L’agonia dei piccoli musei privati, come quello della medicina di Cadenazzo, analizzata dal consigliere di Stato Manuele Bertoli: «Ad alcune strutture manca dinamismo»
CADENAZZO – È un’agonia quasi commovente quella del Museo didattico della storia medica ticinese. L’ultimo, disperato, appello del responsabile Ivo Giulietti, riportato da Ticinonline, rappresenta anche uno spunto di riflessione. Perché il Ticino, con i suoi 25 musei per ogni 100.000 abitanti (quasi il doppio rispetto alle altre regioni linguistiche svizzere), è di fatto la "terra dei musei”. Ma a quanti davvero interessano queste strutture? Non sono troppe? La questione non lascia indifferente Manuele Bertoli, direttore del Dipartimento dell’educazione, della cultura e dello sport.
Onorevole Bertoli, un confronto tra le città svizzere evidenzia che a Lugano si entra in un museo 1,7 volte all’anno. Mentre a Lucerna circa 10 volte in un anno. Cosa ne pensa?
Sono cifre relative. Non c’è solo Lugano e non ci sono solo i luganesi. Il Ticino conta 94, tra musei, esposizioni e centri culturali. Con complessivamente circa 600.000 visitatori all’anno. Quasi il doppio della popolazione ticinese.
Diversi piccoli musei privati, come ad esempio quello di Cadenazzo, sono in difficoltà finanziarie. È giusto lasciarli morire?
Si tratta di musei che nascono da passioni personali. Intendiamoci, qualsiasi iniziativa culturale è benvenuta. Noi, però, dobbiamo fare una selezione a livello di contributi. Non possiamo aiutare tutti.
Quanto spende ogni anno il Cantone per sostenere i musei ticinesi?

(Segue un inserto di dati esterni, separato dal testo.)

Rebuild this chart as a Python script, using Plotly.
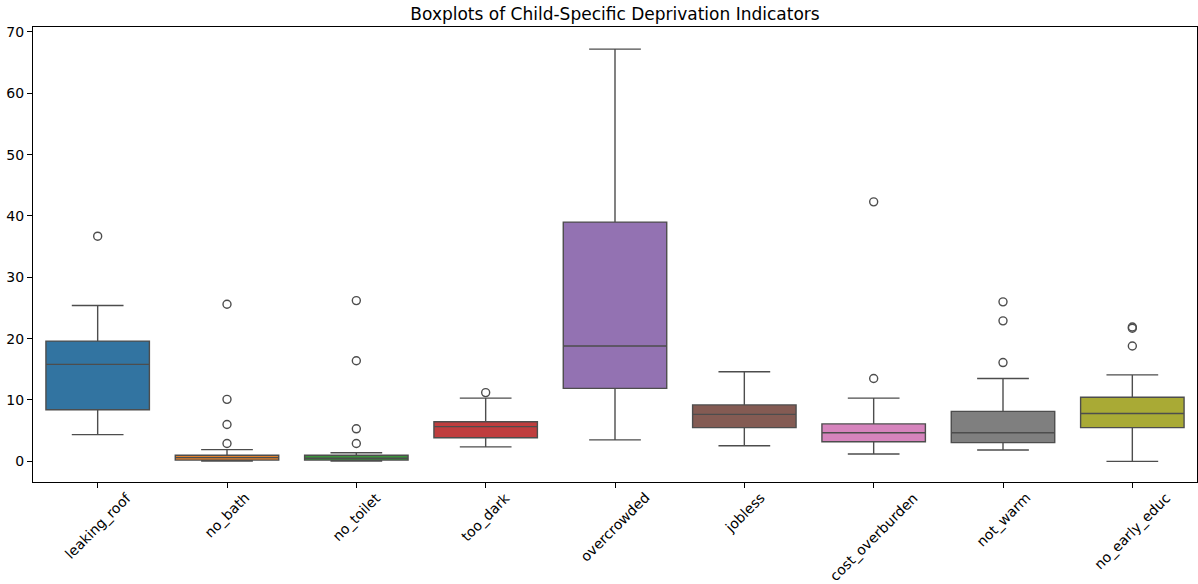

Almeno 5 milioni di franchi all’anno. Sosteniamo, con oltre 800.000 franchi, gli 11 musei etnografici sparsi nelle varie zone periferiche. C’è un sostegno per la Pinacoteca Züst di Rancate, che è cantonale. E di oltre 3 milioni per il neo costituito Museo d’Arte della Svizzera Italiana, a Lugano. Sussidiamo anche singoli eventi che si svolgono nei musei.
Le cifre indicano che metà dei musei ticinesi accoglie meno di 3.000 persone all’anno. A volte sembra che al ticinese medio importi davvero poco dei musei. Qual è la sua opinione?
Difficile stabilire il grado di interesse dei cittadini. A me sembra però che i ticinesi, quando viaggiano, si interessino anche di musei e, più in generale, di cultura. Un numero di 3.000 visitatori non è da disprezzare. La cultura non è solo una questione di numeri o di ricadute economiche. Prima di tutto è conoscenza, appagamento, curiosità, bellezza.
Forse quello che c’è all’interno di questi musei non è abbastanza interessante per attirare le masse?
Il Ticino non sarà mai Roma. Ma abbiamo comunque i nostri punti forti. Abbiamo due siti riconosciuti dall’Unesco, abbiamo eventi e strutture di livello internazionale e spesso tendiamo a dimenticarlo.
Non ritiene che alcuni musei ticinesi si presentino in maniera troppo noiosa al pubblico, e per questo vengono evitati?
Sicuramente in Ticino ci sono alcuni musei a cui manca dinamismo. Se il museo è statico, non attrae. La sfida sta nel sapersi rinnovare. Nel sapere fare “muovere” qualcosa che di base è fermo. Forse anche nel sapere comunicare verso l’esterno, attraverso le dovute sinergie e i giusti canali. Ad esempio, sfruttando le collaborazioni con gli enti turistici.